(What the exercise asks): Review the material and extract every line in which the word "size" occurs.

(Recorded information):

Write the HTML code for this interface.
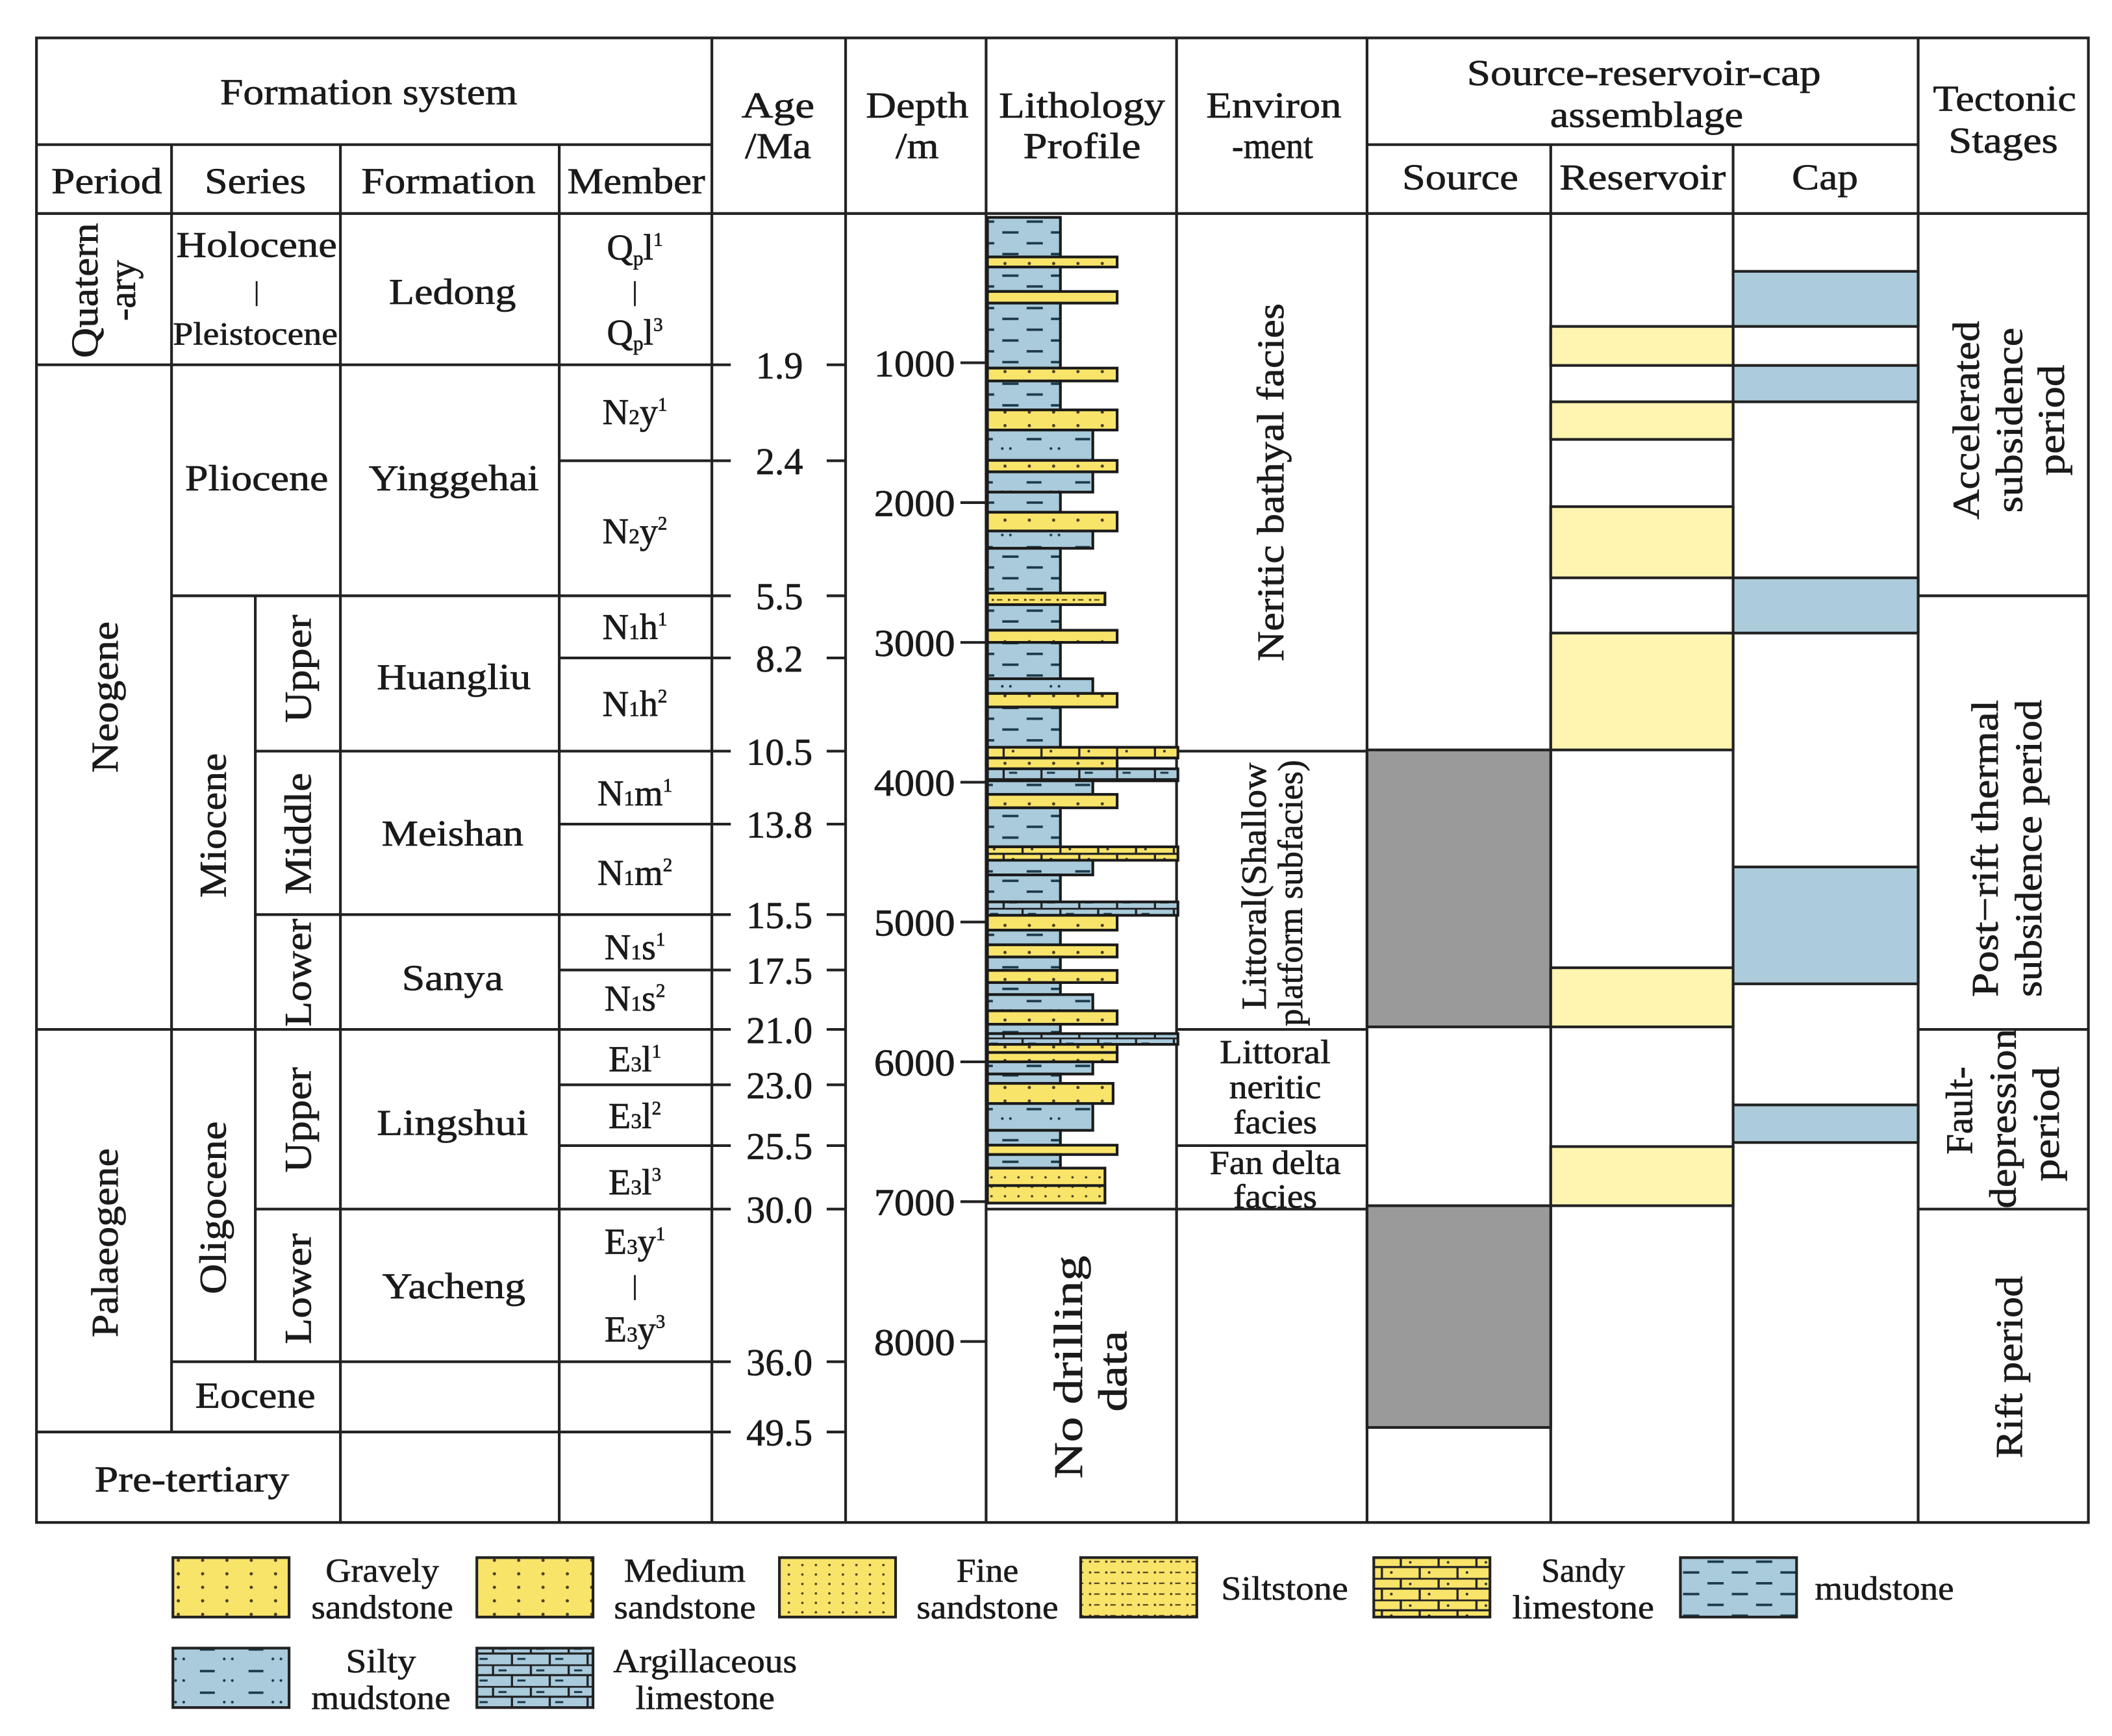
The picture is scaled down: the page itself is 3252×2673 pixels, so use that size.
<!DOCTYPE html>
<html><head><meta charset="utf-8">
<style>
html,body{margin:0;padding:0;background:#fff;}
svg{display:block;}
text{font-family:"Liberation Serif",serif;fill:#1a1a1a;}
</style></head>
<body>
<svg id="chart" xmlns="http://www.w3.org/2000/svg" width="3252" height="2673" viewBox="0 0 1563.5 1285">
<defs>
<pattern id="pMud" width="36" height="16" patternUnits="userSpaceOnUse">
<rect width="36" height="16" fill="#a9cbdc"/>
<line x1="4" y1="4" x2="16" y2="4" stroke="#1e3a4a" stroke-width="1.8"/>
<line x1="22" y1="12" x2="34" y2="12" stroke="#1e3a4a" stroke-width="1.8"/>
</pattern>
<pattern id="pSilty" width="36" height="16" patternUnits="userSpaceOnUse">
<rect width="36" height="16" fill="#a9cbdc"/>
<line x1="4" y1="5" x2="15" y2="5" stroke="#1e3a4a" stroke-width="1.8"/>
<circle cx="22" cy="12" r="1" fill="#1e3a4a"/><circle cx="28" cy="12" r="1" fill="#1e3a4a"/>
</pattern>
<pattern id="pSand" width="18" height="10" patternUnits="userSpaceOnUse">
<rect width="18" height="10" fill="#f9e46a"/>
<circle cx="6" cy="5" r="1.2" fill="#4a4020"/>
</pattern>
<pattern id="pFine" width="10" height="7" patternUnits="userSpaceOnUse">
<rect width="10" height="7" fill="#f9e46a"/>
<circle cx="4" cy="3.5" r="0.9" fill="#4a4020"/>
</pattern>
<pattern id="pSiltst" width="12" height="8" patternUnits="userSpaceOnUse">
<rect width="12" height="8" fill="#f9e46a"/>
<circle cx="3" cy="4" r="0.9" fill="#4a4020"/><line x1="6" y1="4" x2="10" y2="4" stroke="#4a4020" stroke-width="1"/>
</pattern>
<pattern id="pSandLime" width="28" height="16" patternUnits="userSpaceOnUse">
<rect width="28" height="16" fill="#f9e46a"/>
<line x1="0" y1="0.5" x2="28" y2="0.5" stroke="#222" stroke-width="1.6"/>
<line x1="0" y1="8" x2="28" y2="8" stroke="#222" stroke-width="1.6"/>
<line x1="1" y1="0" x2="1" y2="8" stroke="#222" stroke-width="1.6"/>
<line x1="15" y1="8" x2="15" y2="16" stroke="#222" stroke-width="1.6"/>
<circle cx="8" cy="4.5" r="1" fill="#333"/><circle cx="22" cy="12" r="1" fill="#333"/>
</pattern>
<pattern id="pArgLime" width="28" height="16" patternUnits="userSpaceOnUse">
<rect width="28" height="16" fill="#a9cbdc"/>
<line x1="0" y1="0.5" x2="28" y2="0.5" stroke="#222" stroke-width="1.6"/>
<line x1="0" y1="8" x2="28" y2="8" stroke="#222" stroke-width="1.6"/>
<line x1="1" y1="0" x2="1" y2="8" stroke="#222" stroke-width="1.6"/>
<line x1="15" y1="8" x2="15" y2="16" stroke="#222" stroke-width="1.6"/>
<line x1="5" y1="4.5" x2="11" y2="4.5" stroke="#1e3a4a" stroke-width="1.5"/>
<line x1="19" y1="12" x2="25" y2="12" stroke="#1e3a4a" stroke-width="1.5"/>
</pattern>
</defs>
<g id="grid" stroke="#222" stroke-width="2" fill="none"></g>
<g id="marks"></g>
<g id="labels" font-size="27" text-anchor="middle" stroke="#1a1a1a" stroke-width="0.35"></g>
<g id="legend" stroke="#1a1a1a" stroke-width="0.3"></g>
</svg>
<script>
// ---- data ----
const ageLabels = ["1.9","2.4","5.5","8.2","10.5","13.8","15.5","17.5","21.0","23.0","25.5","30.0","36.0","49.5"];
const depthTicks = [1000,2000,3000,4000,5000,6000,7000,8000];
const layerTop  = [-40,243,315,490,573,1038,1130,1337,1481,1698,1780,1925,2069,2203,2327,2647,2730,2913,3000,3260,3365,3462,3750,3827,3904,3990,4087,4183,4462,4558,4663,4856,4952,5058,5163,5250,5346,5433,5519,5635,5731,5798,5875,5933,6000,6087,6154,6298,6490,6596,6663,6760,6885];
const layerBase = [243,315,490,573,1038,1130,1337,1481,1698,1780,1925,2069,2203,2327,2647,2730,2913,3000,3260,3365,3462,3750,3827,3904,3990,4087,4183,4462,4558,4663,4856,4952,5058,5163,5250,5346,5433,5519,5635,5731,5798,5875,5933,6000,6087,6154,6298,6490,6596,6663,6760,6885,7010];
const layerType = ["M","S","M","S","M","S","M","S","SM","S","SM","M","S","SM","M","ST","M","S","M","SM","S","M","SL","S","AL","SM","S","M","SL","SM","M","AL","S","M","S","M","S","M","SM","S","M","AL","S","S","SM","M","G","SM","M","S","M","FS","FS"];
const sourceTop = [3769,7029], sourceBase = [5750,8615];
const reservoirTop = [740,1279,2029,2933,5327,6606], reservoirBase = [1019,1548,2538,3769,5750,7029];
const capTop = [346,1019,2538,4606,6308], capBase = [740,1279,2933,5442,6577];

// ---- scale ----
const y = d => 165 + d*0.1035;
const NS="http://www.w3.org/2000/svg";
function el(tag, attrs, parent, txt){const e=document.createElementNS(NS,tag);for(const k in attrs)e.setAttribute(k,attrs[k]);if(txt!==undefined)e.textContent=txt;parent.appendChild(e);return e;}
const grid=document.getElementById('grid'), marks=document.getElementById('marks'), labels=document.getElementById('labels'), legend=document.getElementById('legend');

function L(x1,y1,x2,y2,name){const l=el('line',{x1,y1,x2,y2},grid);}
const outer=el('rect',{x:27,y:28,width:1519,height:1099},grid);


L(127,107,127,1060,'column-divider');
[252,414,1148,1283].forEach(x=>L(x,107,x,1127,'column-divider'));
[527,626,730,871,1012,1420].forEach(x=>L(x,28,x,1127,'column-divider'));
L(27,107,527,107,'header-divider');L(1012,107,1420,107,'header-divider');L(27,158,1546,158,'header-bottom');
L(189,441,189,1008,'subseries-divider');
L(27,270,541,270);L(414,341,541,341);L(127,441,541,441);L(414,487,541,487);L(189,556,541,556);
L(414,610,541,610);L(189,677,541,677);L(414,718,541,718);L(27,762,541,762);L(414,803,541,803);
L(414,848,541,848);L(189,895,541,895);L(127,1008,541,1008);L(27,1060,541,1060);
L(871,556,1012,556);L(871,762,1012,762);L(871,848,1012,848);L(871,895,1012,895);L(730,895,871,895);
L(1420,441,1546,441);L(1420,762,1546,762);L(1420,895,1546,895);
const ageY=[270,341,441,487,556,610,677,718,762,803,848,895,1008,1060];
ageLabels.forEach((a,i)=>{
  const t=el('text',{x:577,y:ageY[i]+10,'font-size':28},labels,a);
  
  
  L(612,ageY[i],626,ageY[i],'age-tick');
});
depthTicks.forEach(d=>{
  const t=el('text',{x:677,y:y(d)+10,'font-size':28,textLength:60,lengthAdjust:'spacingAndGlyphs'},labels,String(d));
  
  
  L(711,y(d),730,y(d),'depth-tick');
});

const fillOf={M:'url(#pMud)',SM:'url(#pSilty)',S:'url(#pSand)',G:'url(#pSand)',FS:'url(#pFine)',ST:'url(#pSiltst)',SL:'url(#pSandLime)',AL:'url(#pArgLime)'};
const widthOf={M:54,SM:78,S:96,G:93,FS:87,ST:87,SL:141,AL:141};
layerType.forEach((t,i)=>{
  const r=el('rect',{x:731,y:y(layerTop[i]),width:widthOf[t],height:y(layerBase[i])-y(layerTop[i]),fill:fillOf[t],stroke:'#1a1a1a','stroke-width':2},marks);
  
  
});
function boxes(tops,bases,x,w,fill,name){tops.forEach((t,i)=>{
  const r=el('rect',{x,y:y(t),width:w,height:y(bases[i])-y(t),fill,stroke:'#222','stroke-width':2},marks);
  
  
});}
boxes(sourceTop,sourceBase,1012,136,'#9a9a9a','source-interval');
boxes(reservoirTop,reservoirBase,1148,135,'#fff5b0','reservoir-interval');
boxes(capTop,capBase,1283,137,'#acccdb','cap-interval');

function T(x,yy,s,name,len,fs){const a={x,y:yy};if(len){a.textLength=len;a.lengthAdjust='spacingAndGlyphs';}if(fs)a['font-size']=fs;const t=el('text',a,labels);t.innerHTML=s;return t;}
function R(x,yy,s,name,len,fs){const a={x:0,y:0,transform:`translate(${x},${yy}) rotate(-90)`,'font-size':fs||28};if(len){a.textLength=len;a.lengthAdjust='spacingAndGlyphs';}const t=el('text',a,labels);t.innerHTML=s;}
T(273,77,'Formation system','header-formation-system',220);
T(79,143,'Period','header-period',82);T(189,143,'Series','header-series',75);T(332,143,'Formation','header-formation',129);T(471,143,'Member','header-member',102);
T(576,87,'Age','header-age',54);T(576,117,'/Ma','header-age-unit',49);
T(679,87,'Depth','header-depth',76);T(679,117,'/m','header-depth-unit',32);
T(801,87,'Lithology','header-lithology',123);T(801,117,'Profile','header-profile',87);
T(943,87,'Environ','header-environment',100);T(942,117,'-ment','header-environment',60);
T(1217,63,'Source-reservoir-cap','header-assemblage',262);T(1219,94,'assemblage','header-assemblage',143);
T(1081,140,'Source','header-source',86);T(1216,140,'Reservoir','header-reservoir',123);T(1351,140,'Cap','header-cap',49);
T(1484,82,'Tectonic','header-tectonic',106);T(1483,113,'Stages','header-tectonic',81);
R(72,215,'Quatern','period-quaternary',100);R(100,215,'-ary','period-quaternary',45);
T(190,190,'Holocene','series-holocene',119);T(190,222,'|','series-separator',0,20);T(189,255,'Pleistocene','series-pleistocene',122,24);
T(335,225,'Ledong','formation-ledong',94);
T(470,192,'Q<tspan font-size="15" dy="4">p</tspan><tspan dy="-4">l</tspan><tspan font-size="14" dy="-10">1</tspan>','member-qpl1');
T(470,222,'|','member-separator',0,20);
T(470,255,'Q<tspan font-size="15" dy="4">p</tspan><tspan dy="-4">l</tspan><tspan font-size="14" dy="-10">3</tspan>','member-qpl3');
R(87,516,'Neogene','period-neogene',112);
T(190,363,'Pliocene','series-pliocene',106);T(336,363,'Yinggehai','formation-yinggehai',126);
function mem(yy,a,b,c,name){T(470,yy,`${a}<tspan font-size="16">${b}</tspan>${c.split('^')[0]}<tspan font-size="14" dy="-10">${c.split('^')[1]}</tspan>`,name);}
mem(314,'N','2','y^1','member-n2y1');mem(402,'N','2','y^2','member-n2y2');
R(167,611,'Miocene','series-miocene',107);R(230,495,'Upper','series-upper-miocene',80);R(230,617,'Middle','series-middle-miocene',90);R(230,720,'Lower','series-lower-miocene',80);
T(336,510,'Huangliu','formation-huangliu',114);T(335,626,'Meishan','formation-meishan',105);T(335,733,'Sanya','formation-sanya',75);
mem(473,'N','1','h^1','member-n1h1');mem(530,'N','1','h^2','member-n1h2');
mem(596,'N','1','m^1','member-n1m1');mem(655,'N','1','m^2','member-n1m2');
mem(710,'N','1','s^1','member-n1s1');mem(748,'N','1','s^2','member-n1s2');
R(87,920,'Palaeogene','period-palaeogene',140);R(167,894,'Oligocene','series-oligocene',128);
R(230,829,'Upper','series-upper-oligocene',78);R(230,954,'Lower','series-lower-oligocene',82);
T(335,840,'Lingshui','formation-lingshui',112);T(336,961,'Yacheng','formation-yacheng',106);
mem(793,'E','3','l^1','member-e3l1');mem(835,'E','3','l^2','member-e3l2');mem(884,'E','3','l^3','member-e3l3');
mem(928,'E','3','y^1','member-e3y1');T(470,958,'|','member-separator',0,20);mem(993,'E','3','y^3','member-e3y3');
T(189,1042,'Eocene','series-eocene',89);T(142,1104,'Pre-tertiary','period-pre-tertiary',144);
R(801,1012,'No drilling','no-drilling-data',165,30);R(834,1015,'data','no-drilling-data',60,30);
R(950,357,'Neritic bathyal facies','environment-neritic-bathyal',265);
R(937,656,'Littoral(Shallow','environment-littoral',183,26);R(964,661,'platform subfacies)','environment-littoral',197,26);
T(944,787,'Littoral','environment-littoral-neritic',82,25);T(944,813,'neritic','environment-littoral-neritic',68,25);T(944,839,'facies','environment-littoral-neritic',62,25);
T(944,869,'Fan delta','environment-fan-delta',97,25);T(944,894,'facies','environment-fan-delta',62,25);
R(1465,311,'Accelerated','tectonic-accelerated',147);R(1497,311,'subsidence','tectonic-accelerated',137);R(1528,311,'period','tectonic-accelerated',82);
R(1479,628,'Post−rift thermal','tectonic-post-rift',220);R(1511,628,'subsidence period','tectonic-post-rift',220);
R(1460,822,'Fault-','tectonic-fault-depression',65);R(1492,828,'depression','tectonic-fault-depression',133);R(1524,832,'period','tectonic-fault-depression',85);
R(1497,1012,'Rift period','tectonic-rift',135);

const legX=[128,353,577,800,1017,1244,128,353], legY=[1153,1153,1153,1153,1153,1153,1220,1220];
const legFill=['url(#pSand)','url(#pSand)','url(#pFine)','url(#pSiltst)','url(#pSandLime)','url(#pMud)','url(#pSilty)','url(#pArgLime)'];
const legText=[['Gravely','sandstone'],['Medium','sandstone'],['Fine','sandstone'],['Siltstone'],['Sandy','limestone'],['mudstone'],['Silty','mudstone'],['Argillaceous','limestone']];
const legLen=[[84,105],[90,105],[46,105],[94],[62,105],[103],[52,103],[136,103]];
const legTX=[283,507,731,951,1172,1395,282,522];
legText.forEach((lines,i)=>{
  const r=el('rect',{x:legX[i],y:legY[i],width:86,height:44,fill:legFill[i],stroke:'#222','stroke-width':2},legend);
  
  
  lines.forEach((s,j)=>{
    const yy= lines.length===1? legY[i]+31 : legY[i]+18+j*27;
    const t=el('text',{x:legTX[i],y:yy,'font-size':25,'text-anchor':'middle',textLength:legLen[i][j],lengthAdjust:'spacingAndGlyphs'},legend,s);
    
    
  });
});
</script>
</body></html>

(Reply to the task):
The picture is scaled down: the page itself is 3252×2673 pixels, so use that size.
<g id="labels" font-size="27" text-anchor="middle" stroke="#1a1a1a" stroke-width="0.35"></g>
  const t=el('text',{x:577,y:ageY[i]+10,'font-size':28},labels,a);
  const t=el('text',{x:677,y:y(d)+10,'font-size':28,textLength:60,lengthAdjust:'spacingAndGlyphs'},labels,String(d));
function T(x,yy,s,name,len,fs){const a={x,y:yy};if(len){a.textLength=len;a.lengthAdjust='spacingAndGlyphs';}if(fs)a['font-size']=fs;const t=el('text',a,labels);t.innerHTML=s;return t;}
function R(x,yy,s,name,len,fs){const a={x:0,y:0,transform:`translate(${x},${yy}) rotate(-90)`,'font-size':fs||28};if(len){a.textLength=len;a.lengthAdjust='spacingAndGlyphs';}const t=el('text',a,labels);t.innerHTML=s;}
T(470,192,'Q<tspan font-size="15" dy="4">p</tspan><tspan dy="-4">l</tspan><tspan font-size="14" dy="-10">1</tspan>','member-qpl1');
T(470,255,'Q<tspan font-size="15" dy="4">p</tspan><tspan dy="-4">l</tspan><tspan font-size="14" dy="-10">3</tspan>','member-qpl3');
function mem(yy,a,b,c,name){T(470,yy,`${a}<tspan font-size="16">${b}</tspan>${c.split('^')[0]}<tspan font-size="14" dy="-10">${c.split('^')[1]}</tspan>`,name);}
    const t=el('text',{x:legTX[i],y:yy,'font-size':25,'text-anchor':'middle',textLength:legLen[i][j],lengthAdjust:'spacingAndGlyphs'},legend,s);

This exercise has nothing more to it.